February 16th, 2026

It all starts with endings...

Daisy asks why do we hold on, and what’s the cost of not letting go? 

I’ve been thinking a lot about endings. Why do we hold on, and what’s the cost of not letting go? 


We are living through the first great unmooring of the 21st Century. It might be 2026, but the post-war system that has defined stability since 1945 is fracturing. The rules of the game have changed and we are being offered a choice: to be complicit and carry on, in the hope that ‘normal’ will return, or take up the charge to imagine and action something different. To design new pathways and act with agency to come together and hope. But how can you even start to ask questions about what next, when you’re holding on to what was? 

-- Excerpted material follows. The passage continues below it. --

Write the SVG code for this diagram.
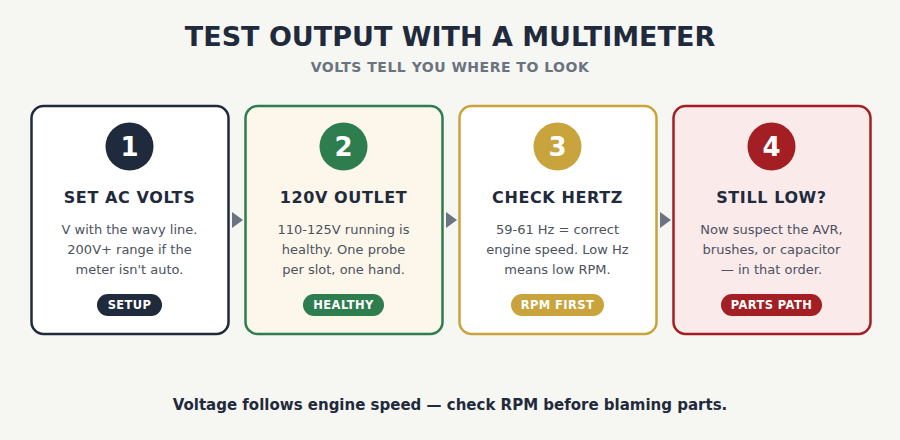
<svg xmlns="http://www.w3.org/2000/svg" width="900" height="440" viewBox="0 0 900 440">
<defs>
<style>
.bg{fill:#f6f6f2}
.title{font-family:"DejaVu Sans",sans-serif;font-weight:bold;font-size:27px;fill:#1f2a3c;text-anchor:middle}
.sub{font-family:"DejaVu Sans",sans-serif;font-weight:bold;font-size:14px;letter-spacing:0.5px;fill:#6b7280;text-anchor:middle}
.card{stroke-width:2.5}
.num{font-family:"DejaVu Sans",sans-serif;font-weight:bold;font-size:26px;fill:#ffffff;text-anchor:middle}
.head{font-family:"DejaVu Sans",sans-serif;font-weight:bold;font-size:16px;letter-spacing:0.6px;fill:#1f2a3c;text-anchor:middle}
.body{font-family:"DejaVu Sans",sans-serif;font-size:13px;fill:#4b5260;text-anchor:middle}
.pilltxt{font-family:"DejaVu Sans",sans-serif;font-weight:bold;font-size:11.5px;letter-spacing:0.4px;fill:#ffffff;text-anchor:middle}
.arrow{fill:#6b7280}
.foot{font-family:"DejaVu Sans",sans-serif;font-weight:bold;font-size:15px;fill:#1f2a3c;text-anchor:middle}
</style>
</defs>
<rect class="bg" x="0" y="0" width="900" height="440"/>
<text class="title" x="450" y="46">TEST OUTPUT WITH A MULTIMETER</text>
<text class="sub" x="450" y="72">VOLTS TELL YOU WHERE TO LOOK</text>

<g id="connectors">
<polygon class="arrow" points="232,212 243,220 232,228"/>
<polygon class="arrow" points="446,212 457,220 446,228"/>
<polygon class="arrow" points="660,212 671,220 660,228"/>
</g>

<g id="step1">
<rect class="card" x="31.5" y="106" width="197" height="228" rx="12" fill="#ffffff" stroke="#1f2a3c"/>
<circle cx="129.5" cy="146.5" r="24" fill="#1f2a3c"/>
<text class="num" x="129.5" y="155.5">1</text>
<text class="head" x="129.5" y="203">SET AC VOLTS</text>
<text class="body" x="129.5" y="234">V with the wavy line.</text>
<text class="body" x="129.5" y="254">200V+ range if the</text>
<text class="body" x="129.5" y="274">meter isn't auto.</text>
<rect x="97" y="294" width="65" height="22" rx="11" fill="#1f2a3c"/>
<text class="pilltxt" x="129.5" y="309">SETUP</text>
</g>

<g id="step2">
<rect class="card" x="245.5" y="106" width="197" height="228" rx="12" fill="#fdf6ea" stroke="#2e7d4f"/>
<circle cx="343.5" cy="146.5" r="24" fill="#2e7d4f"/>
<text class="num" x="343.5" y="155.5">2</text>
<text class="head" x="343.5" y="203">120V OUTLET</text>
<text class="body" x="343.5" y="234">110-125V running is</text>
<text class="body" x="343.5" y="254">healthy. One probe</text>
<text class="body" x="343.5" y="274">per slot, one hand.</text>
<rect x="303" y="294" width="81" height="22" rx="11" fill="#2e7d4f"/>
<text class="pilltxt" x="343.5" y="309">HEALTHY</text>
</g>

<g id="step3">
<rect class="card" x="459.5" y="106" width="197" height="228" rx="12" fill="#ffffff" stroke="#c9a33b"/>
<circle cx="557.5" cy="146.5" r="24" fill="#c9a33b"/>
<text class="num" x="557.5" y="155.5">3</text>
<text class="head" x="557.5" y="203">CHECK HERTZ</text>
<text class="body" x="557.5" y="234">59-61 Hz = correct</text>
<text class="body" x="557.5" y="254">engine speed. Low Hz</text>
<text class="body" x="557.5" y="274">means low RPM.</text>
<rect x="511" y="294" width="93" height="22" rx="11" fill="#c9a33b"/>
<text class="pilltxt" x="557.5" y="309">RPM FIRST</text>
</g>

<g id="step4">
<rect class="card" x="673.5" y="106" width="197" height="228" rx="12" fill="#faeaea" stroke="#a31f24"/>
<circle cx="771.5" cy="146.5" r="24" fill="#a31f24"/>
<text class="num" x="771.5" y="155.5">4</text>
<text class="head" x="771.5" y="203">STILL LOW?</text>
<text class="body" x="771.5" y="234">Now suspect the AVR,</text>
<text class="body" x="771.5" y="254">brushes, or capacitor</text>
<text class="body" x="771.5" y="274">— in that order.</text>
<rect x="721" y="294" width="101" height="22" rx="11" fill="#a31f24"/>
<text class="pilltxt" x="771.5" y="309">PARTS PATH</text>
</g>

<text class="foot" x="450" y="410">Voltage follows engine speed — check RPM before blaming parts.</text>
</svg>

I don’t know about you, but right now my brain feels like a swarm of bees. Noisy, unsettled, in disarray and searching for a north star. My head knows that we need space in order to create, but my heart fears the change required. 


Professionally, there are so many reasons we avoid endings. Sunk cost fallacy, identity attachment, fear of admitting failure, exhaustion and the belief that it’s easier to keep going than fight to stop, hope that it will all suddenly start working. And maybe because it feels kinder to keep something limping on than to admit it no longer works. But ruinous empathy is not the same as service to a mission.


At the heart I think it’s because we don't have permission or, more importantly, we don’t have rituals for endings. But the cost of not ending things is already being paid. It’s being paid in burnout and stagnation and complicity instead of in deliberate choices. 


In the charity sector we have rituals for launching things: strategies, campaigns, programmes, brands. We measure personal and professional progress on the new, the shiny, the launches and the milestones. But we have no rituals for stopping. Or if we do, that process is frequently painful, sometimes accusatory, and (IMHO) not particularly healthy. We view endings through the lens of failure, with blame and with finality. Or (and I personally think this might be worse), we end things and then immediately move on, expecting everyone involved to just let go and get on with what’s next.  


We hold no space for grief. So if you were to reimagine this transition, what would it look like to ritualise responsible endings? To gather a team not just to announce closure, but to honour contribution, extract learning, and consciously redistribute what remains?


When a tree falls in the forest, it has a chance of becoming what's called a nurse log. The decaying trunk holds moisture, moderates temperature, and offers a stable surface. New saplings grow directly out of the dead wood. Nothing goes to waste. Decay is not passive; it's a platform for new growth. So what if we treated our endings the same way? Not as destruction, but as composting. What if, instead of burning everything down, we dismantled carefully and asked: what component parts do we keep? What knowledge, relationships, insight can we carry forward into whatever comes next? 


Endings will happen with or without us. We can choose how we lead them. To close something well, to honour it and to harvest from what it taught us. To release it without shame and create the pause to recognise the space it once filled. To create new rituals for endings. Because too often we keep things alive not because they serve the mission, but because we fear being associated with their closure. We protect our authorship and our legacy.


“Death is only the end if you assume the story is about you”. If the story is bigger than your tenure, your brand, your lifetime, then ending is not erasure, it’s stewardship.